140+ language library with quality lip-sync across language switches. Strongest in category.
Output reads as AI video, which limits use in creator-economy and top-of-funnel marketing contexts.
- ✓You produce internal training, onboarding, or compliance video at quarterly cadence or higher.
- ✓You localize content into 5+ languages and traditional dubbing costs are eating budget.
- ✓You need enterprise compliance (SOC 2, ISO 27001, GDPR) for the video production tool itself.
- ✓You ship product walkthroughs or sales-enablement video where production speed matters more than emotional authenticity.
- ✗Your content is creator-economy or top-of-funnel marketing where audiences expect real-human authenticity.
- ✗You produce 1 to 2 videos per year. The price math does not work below regular cadence.
- ✗Your use case requires high-emotion expression range (testimonials, founder stories, brand films).
Overview
Synthesia is the AI avatar video platform that turned text-to-video from a novelty into something L&D, sales-enablement, and corporate-training teams actually ship to production. You write a script, pick an avatar from a library of 230+ (or clone your own), pick from 140+ languages, and Synthesia renders a polished talking-head video without a studio, camera, or actor.
The category exists because real video production is expensive and slow. A 5-minute training video traditionally costs $2k to $10k in production fees and 2 to 4 weeks of timeline. Synthesia compresses that to about 20 minutes of script-and-edit work. The tradeoff is that the output looks like AI-rendered video, not like a real person, but for internal training, software walkthroughs, and localized content, that tradeoff is acceptable to most buyers.
Pros & Cons
Pros
• 230+ avatars + 140+ languages out of the box, with custom avatar option for paid tiers
• Lip-sync quality is the current category benchmark, especially across language switches
• Enterprise security and compliance (SOC 2 Type II, ISO 27001, GDPR), actual selling point for L&D buyers
• Production speed: 20 minutes to a polished 5-minute video vs 2 to 4 weeks traditional
• Update workflow: edit the script, re-render, done. Major productivity advantage for evergreen training content
Cons
• Output reads as AI video, not real human. Acceptable for internal training, less acceptable for top-of-funnel marketing
• Per-minute pricing model: long-form video costs add up fast vs. flat-fee competitors
• Custom avatar requires recording session and approval workflow. Not instant
• Limited dynamic gestures and facial expression range vs. real video
• Enterprise-leaning pricing means freelancers and small creators often hit the price ceiling fast
Best Use Cases
Internal training and onboarding videos
The dominant use case. HR, IT, and L&D teams use Synthesia to ship onboarding modules, compliance training, and product walkthroughs in 10 to 20 percent of the time and cost of traditional production. Updates (which happen often in fast-moving SaaS or regulated industries) become a script edit, not a re-shoot.

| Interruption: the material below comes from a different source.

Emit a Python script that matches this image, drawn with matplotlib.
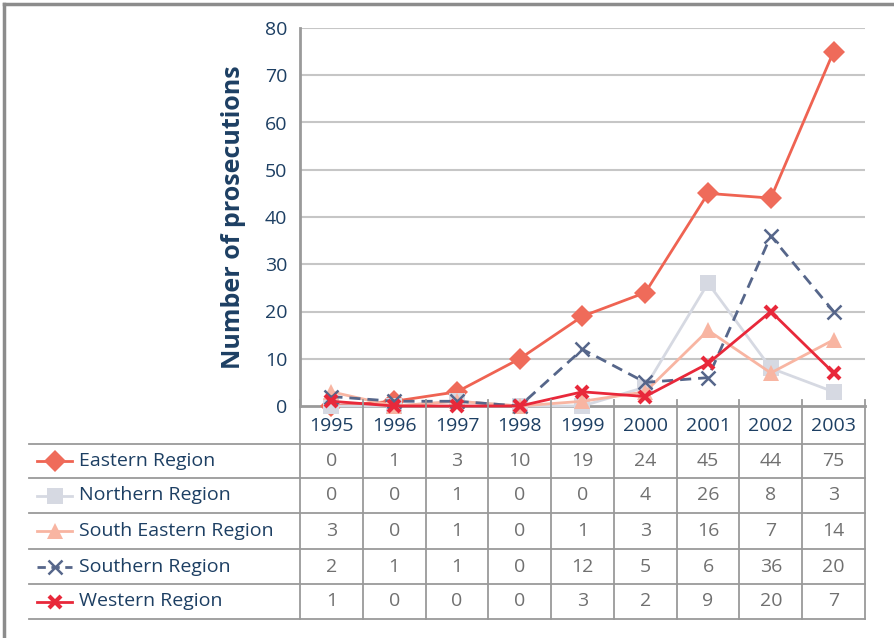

Sales-enablement and product-demo videos
Sales teams ship localized product demos in 30+ languages without rebuilding the recording for each market. Pairs cleanly with Gong, Salesforce, and HubSpot for tracking engagement on customized demo videos. Custom avatars (clone the founder or top AE) raise message authenticity.
Multi-language content localization
Take one English script, render in 140+ languages with matching voice and lip-sync. Used by global support teams (FAQ video libraries), education companies (course content in regional languages), and enterprise marketing (product launches in EMEA + APAC + LATAM from one production).
Marketing and social video at scale
Less proven use case. Synthesia works for short-form explainers and YouTube Shorts, but the AI-rendered avatar reads as "AI video" to audiences, which has mixed effects on engagement. Use for B2B explainer content where polish matters more than authenticity; skip for creator-economy content where authenticity beats polish.